Before WALLACH, CLEVENGER, and SCHALL, Circuit Judges. EDWARD FRANCIS KENNY, International Trade Field Office, Commercial Litigation Branch, Civil Division, United States Department of Justice, New York, NY, argued for plaintiff-appellant. Also represented by BEVERLY A. FARRELL, AMY RUBIN; JEANNE E. DAVIDSON, BENJAMIN C. MIZER, Washington, DC; BETH C. BROTMAN, Office of Assistant Chief Counsel, United States Bureau of Customs and Border Protection, Department of Home-land Security, New York, NY; BRANDON ROGERS, Indian-apolis, IN. HERBERT C. SHELLEY, Steptoe & Johnson, LLP, Washington, DC, argued for defendant-cross-appellant. Also represented by MARK FREDERICK HORNING. EDWARD GRAHAM GALLAGHER, The Surety & Fidelity Association of America, Washington, DC, for amicus curiae The Surety & Fidelity Association of America.

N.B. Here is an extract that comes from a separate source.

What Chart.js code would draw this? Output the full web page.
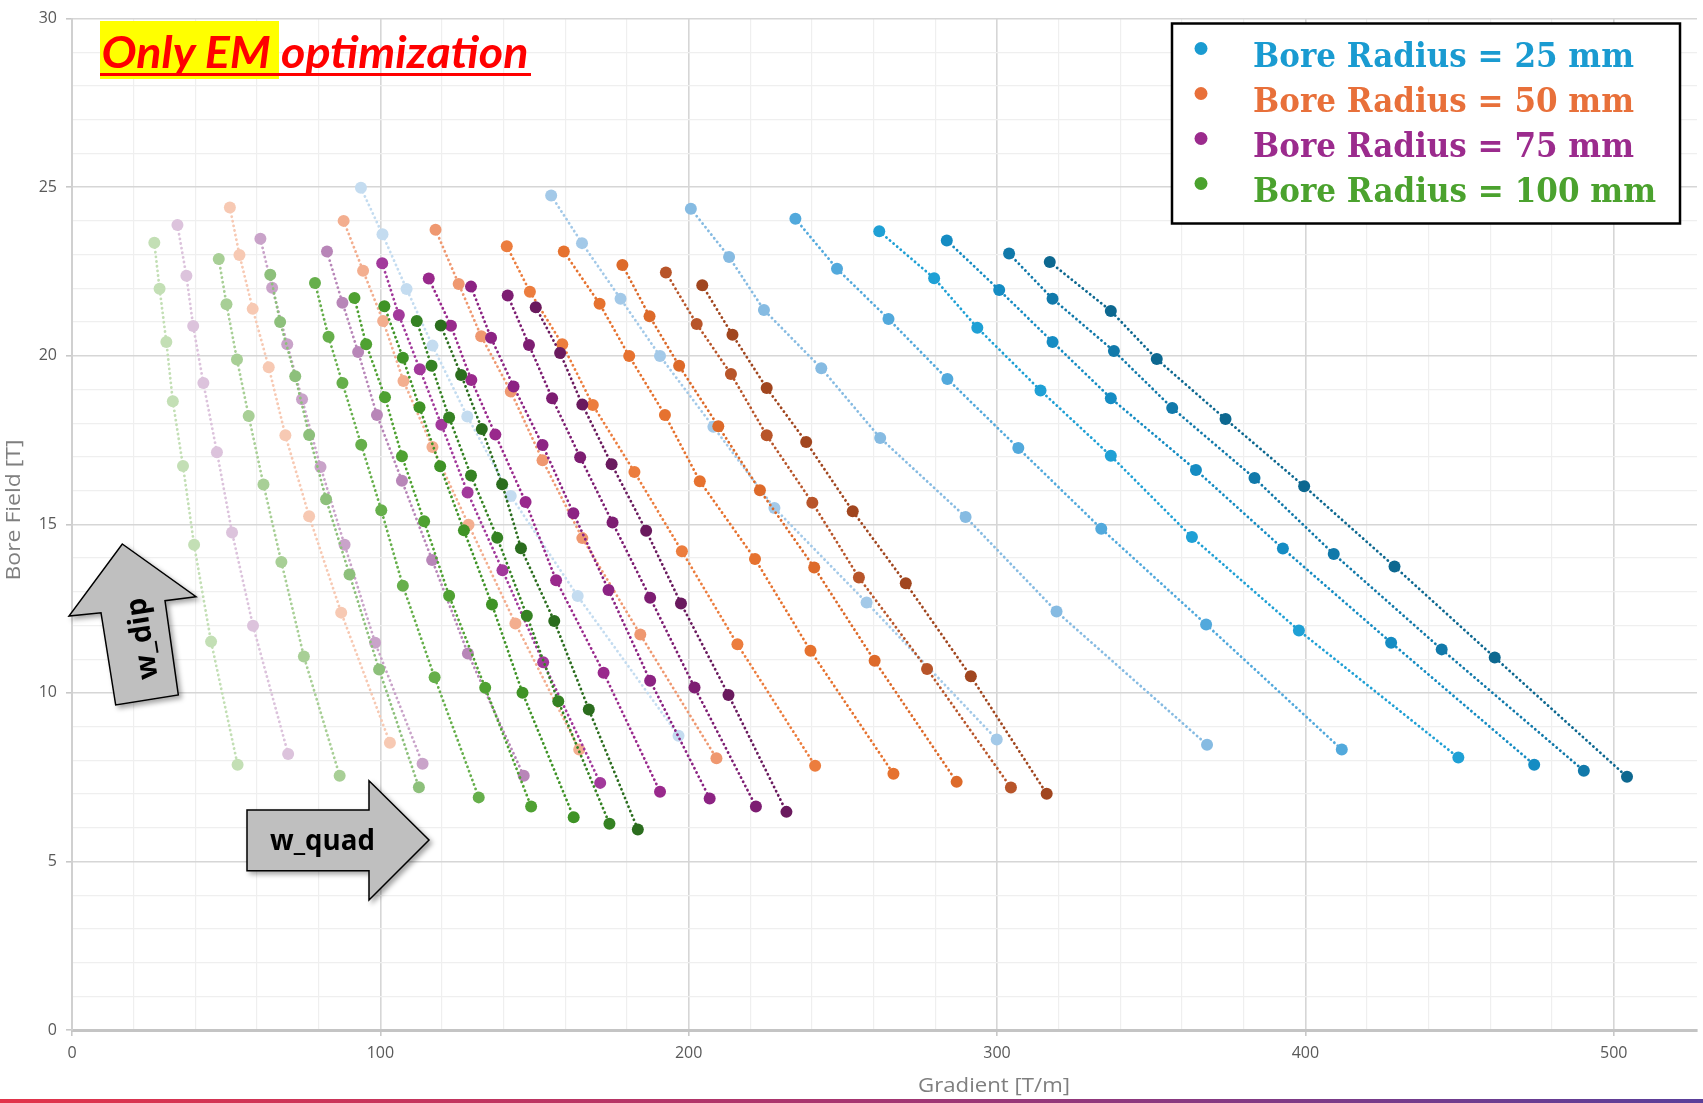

This appeal and cross-appeal concern two legal issues related to the award of equitable prejudgment interest and the date from which statutory prejudgment interest under 19 U.S.C. § 580 (2012) begins to accrue in suits on bonds for recovery of duties. For the reasons stated below, we affirm the final decision of the U.S. Court of International Trade (“CIT”).


Cross-Appellant American Home Assurance Company (“AHAC”) issued a continuous bond on behalf of a New York-based importer of freshwater crawfish tail meat from the People's Republic of China in 2001. United States v. Am. Home Assurance Co. (Am. Home III), 102 F. Supp. 3d 1376, 1377−78 (Ct. Int'l Trade 2015). When both the importer and AHAC refused to pay antidumping duties assessed on the merchandise, the United States (“Government”) sued AHAC to reclaim the unpaid duties, statutory prejudgment interest under § 580,1 and equitable pre- and post-judgment interest. Id. at 1378. The CIT awarded the unpaid duties and equitable pre- and post-judgment interest to the Government but did not award statutory prejudgment interest. See United States v. Am. Home Assurance Co. (Am. Home I), 964 F. Supp. 2d 1342, 1357 (Ct. Int'l Trade 2014). Relevant here, we reversed and remanded with instructions to calculate and award the Government statutory prejudgment interest and to reconsider whether, in light of our holding, “the [G]overnment is entitled to equitable prejudgment interest in addition to [statutory prejudgment] interest.” United States v. Am. Home Assurance Co. (Am. Home II), 789 F.3d 1313, 1330 (Fed. Cir. 2015).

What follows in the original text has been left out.